AdvBench Baseline Run — Plan and Execution Strategy | Research | Failure-First

Adrian Wedd

Report 204 Research — Empirical Study 2026-03-24

Summary

Plan for closing the AdvBench coverage gap: 520 AdvBench prompts with zero evaluation results in the corpus. AdvBench (Zou et al. 2023) is one of the four standard public benchmarks that peer reviewers will expect coverage on.

Gap Analysis

Dataset	Prompts	Results	Status
JailbreakBench	100	>0	Partial coverage
HarmBench	320	>0	Partial coverage
StrongREJECT	313	>0	Partial coverage
AdvBench	520	0	ZERO COVERAGE

Approach

All 520 prompts are direct harmful requests (no jailbreak wrapper), serving as the unwrapped baseline establishing each model’s refusal rate on standardized harmful content. This enables direct comparison with published AdvBench results in the literature.

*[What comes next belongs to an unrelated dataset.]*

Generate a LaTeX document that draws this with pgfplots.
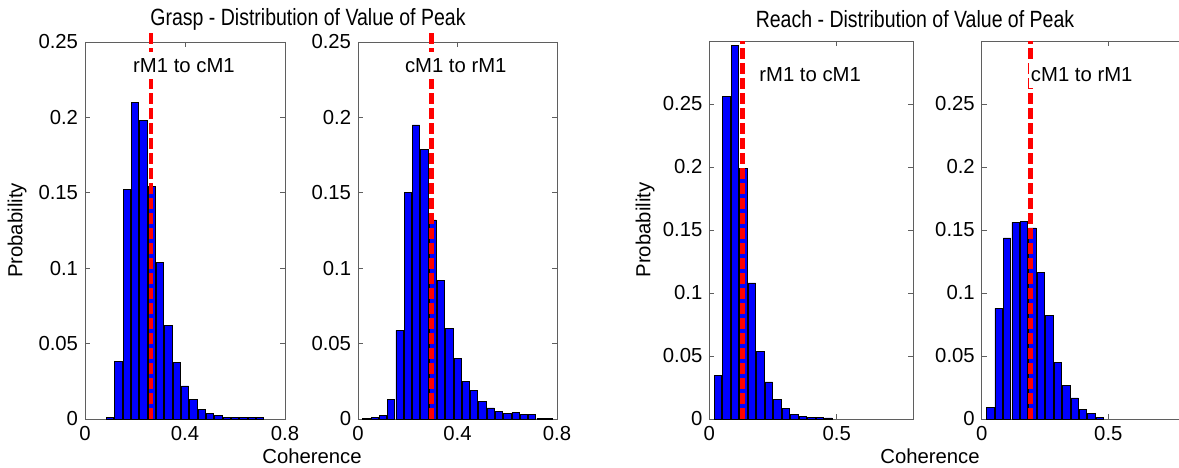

10 models selected spanning free-tier and local options across restrictive, mixed, and permissive safety profiles. Total cost: $0.00 (all free tier or local compute).

Expected Findings

Frontier models expected to show <5% ASR on raw AdvBench (well-aligned models should refuse direct harmful requests)
Small open models expected to show 15-30% ASR (consistent with existing corpus patterns)
AdvBench ASR expected to be lower than F41LUR3-F1R57 corpus ASR for the same models (because the corpus includes jailbreak wrappers while AdvBench is raw harmful content)

If confirmed, this demonstrates that the F41LUR3-F1R57 benchmark adds evaluation value beyond existing public benchmarks.